Using something like <new> is a forced move for inline classes.  It is also (IMO) a fruitful move for
regular non-inline (“identity”) classes.  If the translation strategy were adjusted to translate every
new Foo() expression as invokestatic <new>, the following benefits would appear:

- Less reliance on the verifier to validate arbitrary-in-the-wild “new/dup/invokespecial” code shapes.  (It’s been buggy in the past.)
- Simpler more optimizable bytecode for complex expressions like new A(…new B()…), currently a pain point in our JITs.
- A more direct path for migrating “new VT()” expressions from VT as a value-based class to an inline class.  (No migration with new/dup/invokespecial.)
- More compact (and analyzable) classfiles, when they contain new A(…) expressions.
- A future option to make the “new instance” instruction be *private* to the class which it is constructing, a probable security benefit.
- A future option to separate, at the language level, the capability of constructing a subclass instance (super()) from requesting a new object (new A()).

— John

P.S.  About that last option:  A public constructor C allows *both* creation of new instances and subclassing.  It is difficult
to separately control access for these operations.  (They correspond to calls to C.super.<init> and to C.<new>.)
If it were possible tease apart these as separate API points (corresponding to the distinct underlying names) then
they could be given independent access control (one public, one private, etc.).

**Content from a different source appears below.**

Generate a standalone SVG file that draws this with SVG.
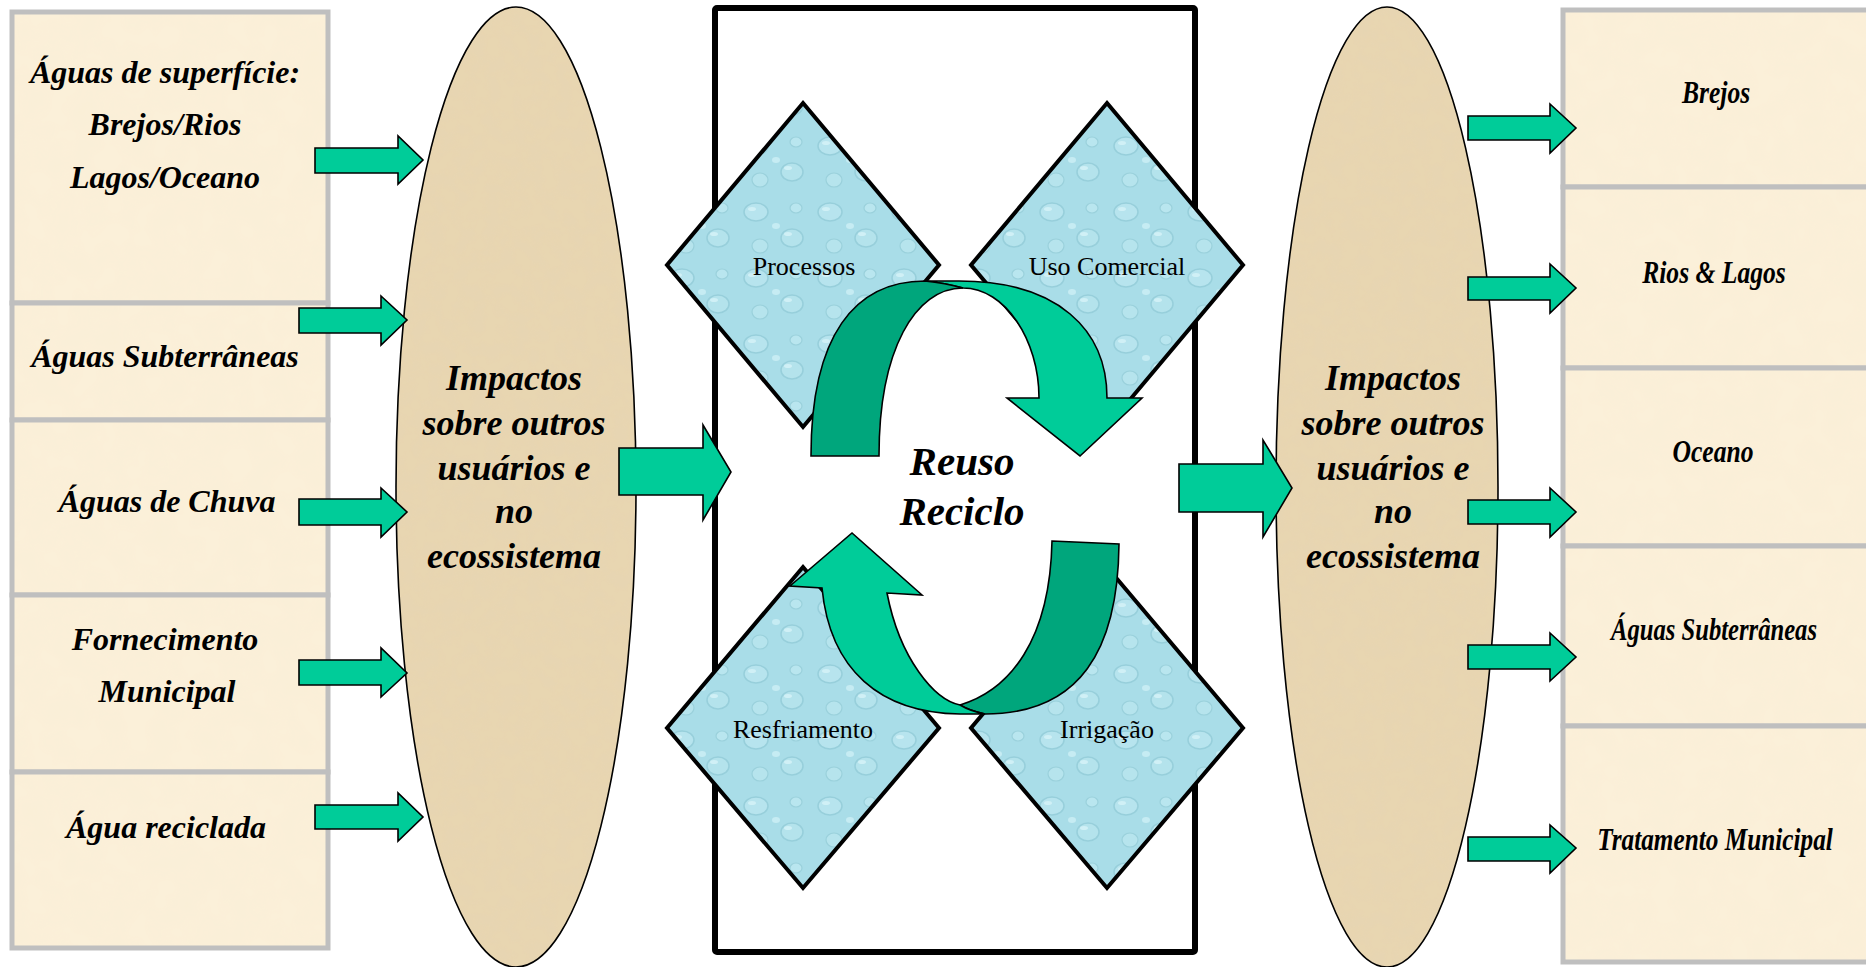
<svg xmlns="http://www.w3.org/2000/svg" width="1866" height="967" viewBox="0 0 1866 967">
<style>
.box{fill:#FBF0D9;filter:url(#grainL)}
.edge{fill:none;stroke:#BFBFBF;stroke-width:5}
.oval{fill:#E8D6B1;filter:url(#grain)}
.ring{fill:none;stroke:#000;stroke-width:1.6}
.dia{fill:url(#water);stroke:#000;stroke-width:4;stroke-linejoin:miter}
.arr{fill:#00CC99;stroke:#000;stroke-width:1.6;stroke-linejoin:miter}
.dark{fill:#00A67C;stroke:#000;stroke-width:1.6}
.lbl{font-family:"Liberation Serif","Times New Roman",serif;font-weight:bold;font-style:italic;font-size:32px;fill:#000;text-anchor:middle}
.rl{font-family:"Liberation Serif","Times New Roman",serif;font-weight:bold;font-style:italic;font-size:32px;fill:#000;text-anchor:middle}
.big{font-family:"Liberation Serif","Times New Roman",serif;font-weight:bold;font-style:italic;font-size:36px;fill:#000;text-anchor:middle}
.dl{font-family:"Liberation Serif","Times New Roman",serif;font-size:26px;fill:#000;text-anchor:middle}
.ctr{font-family:"Liberation Serif","Times New Roman",serif;font-weight:bold;font-style:italic;font-size:41px;fill:#000;text-anchor:middle}
</style>
<defs>
<pattern id="water" width="74" height="66" patternUnits="userSpaceOnUse">
<rect width="74" height="66" fill="#A9DDE8"/>
<ellipse cx="16" cy="14" rx="12" ry="9" fill="#B7E4EE" stroke="#97CFDB" stroke-width="1.5"/>
<ellipse cx="52" cy="40" rx="11" ry="9" fill="#B4E3EC" stroke="#97CFDB" stroke-width="1.5"/>
<ellipse cx="56" cy="10" rx="6" ry="5" fill="#B9E6EF" stroke="#9AD1DC" stroke-width="1.2"/>
<ellipse cx="20" cy="48" rx="8" ry="7" fill="#B6E4ED" stroke="#9AD1DC" stroke-width="1.2"/>
<ellipse cx="36" cy="28" rx="4" ry="3" fill="#C6ECF3"/>
<ellipse cx="12" cy="11" rx="4" ry="2" fill="#D0F0F6"/>
<ellipse cx="48" cy="36" rx="4" ry="2" fill="#D0F0F6"/>
</pattern>
<filter id="grain" x="0" y="0" width="100%" height="100%">
<feTurbulence type="fractalNoise" baseFrequency="0.07" numOctaves="3" seed="4" result="n"/>
<feColorMatrix in="n" type="matrix" values="0 0 0 0 0.76  0 0 0 0 0.66  0 0 0 0 0.48  0 0 0 0.5 -0.2" result="c"/>
<feComposite in="c" in2="SourceGraphic" operator="in" result="t"/>
<feMerge><feMergeNode in="SourceGraphic"/><feMergeNode in="t"/></feMerge>
</filter>
<filter id="grainL" x="0" y="0" width="100%" height="100%">
<feTurbulence type="fractalNoise" baseFrequency="0.04" numOctaves="2" seed="9" result="n"/>
<feColorMatrix in="n" type="matrix" values="0 0 0 0 0.93  0 0 0 0 0.85  0 0 0 0 0.66  0 0 0 0.5 -0.18" result="c"/>
<feComposite in="c" in2="SourceGraphic" operator="in" result="t"/>
<feMerge><feMergeNode in="SourceGraphic"/><feMergeNode in="t"/></feMerge>
</filter>
</defs>
<rect width="1866" height="967" fill="#FFFFFF"/>

<g id="src-superficie"><rect class="box" x="12" y="12" width="316" height="291"/><rect class="edge" x="12" y="12" width="316" height="291"/>
<text class="lbl" x="165" y="83">Águas de superfície:</text>
<text class="lbl" x="165" y="135">Brejos/Rios</text>
<text class="lbl" x="165" y="188">Lagos/Oceano</text></g>
<g id="src-subterraneas"><rect class="box" x="12" y="303" width="316" height="117"/><rect class="edge" x="12" y="303" width="316" height="117"/>
<text class="lbl" x="165" y="367">Águas Subterrâneas</text></g>
<g id="src-chuva"><rect class="box" x="12" y="420" width="316" height="175"/><rect class="edge" x="12" y="420" width="316" height="175"/>
<text class="lbl" x="167" y="512">Águas de Chuva</text></g>
<g id="src-municipal"><rect class="box" x="12" y="595" width="316" height="177"/><rect class="edge" x="12" y="595" width="316" height="177"/>
<text class="lbl" x="165" y="650">Fornecimento</text>
<text class="lbl" x="167" y="702">Municipal</text></g>
<g id="src-reciclada"><rect class="box" x="12" y="772" width="316" height="176"/><rect class="edge" x="12" y="772" width="316" height="176"/>
<text class="lbl" x="166" y="838">Água reciclada</text></g>

<g id="dst-brejos"><rect class="box" x="1563" y="10" width="303" height="177"/><path class="edge" d="M1870,10 H1563 V187 H1870"/>
<text class="rl" transform="translate(1716,103) scale(0.8,1)">Brejos</text></g>
<g id="dst-rios"><rect class="box" x="1563" y="187" width="303" height="181"/><path class="edge" d="M1870,187 H1563 V368 H1870"/>
<text class="rl" transform="translate(1714,283) scale(0.8,1)">Rios &amp; Lagos</text></g>
<g id="dst-oceano"><rect class="box" x="1563" y="368" width="303" height="178"/><path class="edge" d="M1870,368 H1563 V546 H1870"/>
<text class="rl" transform="translate(1713,462) scale(0.8,1)">Oceano</text></g>
<g id="dst-subterraneas"><rect class="box" x="1563" y="546" width="303" height="180"/><path class="edge" d="M1870,546 H1563 V726 H1870"/>
<text class="rl" transform="translate(1714,640) scale(0.77,1)">Águas Subterrâneas</text></g>
<g id="dst-municipal"><rect class="box" x="1563" y="726" width="303" height="236"/><path class="edge" d="M1870,726 H1563 V962 H1870"/>
<text class="rl" transform="translate(1715,850) scale(0.79,1)">Tratamento Municipal</text></g>

<g id="impactos-entrada"><ellipse class="oval" cx="516" cy="487" rx="120" ry="480"/><ellipse class="ring" cx="516" cy="487" rx="120" ry="480"/>
<text class="big" x="514" y="390">Impactos</text>
<text class="big" x="514" y="435">sobre outros</text>
<text class="big" x="514" y="480">usuários e</text>
<text class="big" x="514" y="523">no</text>
<text class="big" x="514" y="568">ecossistema</text></g>
<g id="impactos-saida"><ellipse class="oval" cx="1387" cy="487" rx="111" ry="480"/><ellipse class="ring" cx="1387" cy="487" rx="111" ry="480"/>
<text class="big" x="1393" y="390">Impactos</text>
<text class="big" x="1393" y="435">sobre outros</text>
<text class="big" x="1393" y="480">usuários e</text>
<text class="big" x="1393" y="523">no</text>
<text class="big" x="1393" y="568">ecossistema</text></g>

<g id="reuso-frame"><rect x="715" y="8" width="480" height="944" fill="none" stroke="#000" stroke-width="6" rx="2"/></g>

<g id="processos"><polygon class="dia" points="803,103 939,265 803,427 667,265"/>
<text class="dl" x="804" y="275">Processos</text></g>
<g id="uso-comercial"><polygon class="dia" points="1107,103 1243,265 1107,427 971,265"/>
<text class="dl" x="1107" y="275">Uso Comercial</text></g>
<g id="resfriamento"><polygon class="dia" points="803,567 939,728 803,888 667,728"/>
<text class="dl" x="803" y="738">Resfriamento</text></g>
<g id="irrigacao"><polygon class="dia" points="1107,567 1243,728 1107,888 971,728"/>
<text class="dl" x="1107" y="738">Irrigação</text></g>

<g id="connectors">
<polygon class="arr" points="315,148 398,148 398,136 423,160 398,184 398,173 315,173"/>
<polygon class="arr" points="299,308 381,308 381,296 407,320 381,345 381,333 299,333"/>
<polygon class="arr" points="299,499 381,499 381,488 407,512 381,537 381,525 299,525"/>
<polygon class="arr" points="299,660 381,660 381,648 407,673 381,697 381,685 299,685"/>
<polygon class="arr" points="315,805 398,805 398,793 423,817 398,841 398,829 315,829"/>
<polygon class="arr" points="1468,116 1550,116 1550,104 1576,128 1550,153 1550,140 1468,140"/>
<polygon class="arr" points="1468,277 1550,277 1550,264 1576,288 1550,313 1550,300 1468,300"/>
<polygon class="arr" points="1468,500 1550,500 1550,488 1576,512 1550,537 1550,524 1468,524"/>
<polygon class="arr" points="1468,645 1550,645 1550,633 1576,657 1550,681 1550,669 1468,669"/>
<polygon class="arr" points="1468,837 1550,837 1550,825 1576,848 1550,873 1550,861 1468,861"/>
<polygon class="arr" points="619,448 703,448 703,425 731,472 703,520 703,495 619,495"/>
<polygon class="arr" points="1179,464 1263,464 1263,440 1292,488 1263,537 1263,512 1179,512"/>
<path class="arr" d="M925,281 L959,281 C1058,281 1107,330 1107,398 L1142,398 L1080,456 L1007,398 L1039,398 C1039,340 1005,288 963,288 Q945,283 925,281 Z"/>
<path class="dark" d="M811,456 C811,335 855,281 925,281 Q945,283 963,288 C915,288 879,350 879,456 Z"/>
<path class="dark" d="M1052,541 L1119,544 C1118,650 1080,714 985,714 Q970,711 960,705 C1010,690 1050,640 1052,541 Z"/>
<path class="arr" d="M822,588 C830,670 880,713 960,714 L985,714 Q970,711 960,705 C935,700 900,660 887,593 L922,595 L852,533 L790,586 Z"/>
</g>

<g id="reuso-label">
<text class="ctr" x="962" y="475">Reuso</text>
<text class="ctr" x="962" y="525">Reciclo</text>
</g>
</svg>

In fact, a more clear separation would be to call the super-version C.super.<super>.  So that super() calls could
be translated to invokespecial <super> (with the same powers and responsibilities as for <init> in that position).
And new T() calls would be translated to invokestatic <new>.  And <init> would serve both at once, in various
use cases, but a class translation might have only <super> and <new>, or perhaps <super> and <new> and
some private <init> methods to factor out code used by both, locally.

I’ll tip my hand here:  I think of a <new> method as a “final constructor”:  It’s the use of a constructor in the
terminal position, when the requested class is known, and *not* when a random subclass is requesting
initialization of one of its progeny.  I also think of <super> (or <init> used only by subclasses) as an
“abstract constructor”.  It’s the use of a constructor in a non-terminal position, when the requested class
is some subclass elsewhere but it needs to call up the super chain for proper instantiation.  The analogy
with final and abstract methods is not exact, but it is close enough that I think there’s something there.
In this mindset, I think of today’s <init> as a hack which performs both jobs, even though they are distinct,
and of today’s constructor notation as defining *both* the <new> and the <super> methods, and indeed
stashing the one copy of the code on the <init> hack.

When we get bridging technology, we can declaratively spin bridges from non-private <new> and
<super> API points (w/o bodies) into private <init> methods.  So the extra distinctions I’m thinking
of don’t have to end up duplicating bytecodes, in the common case where a class needs to define
parallel <new> and <super> API points.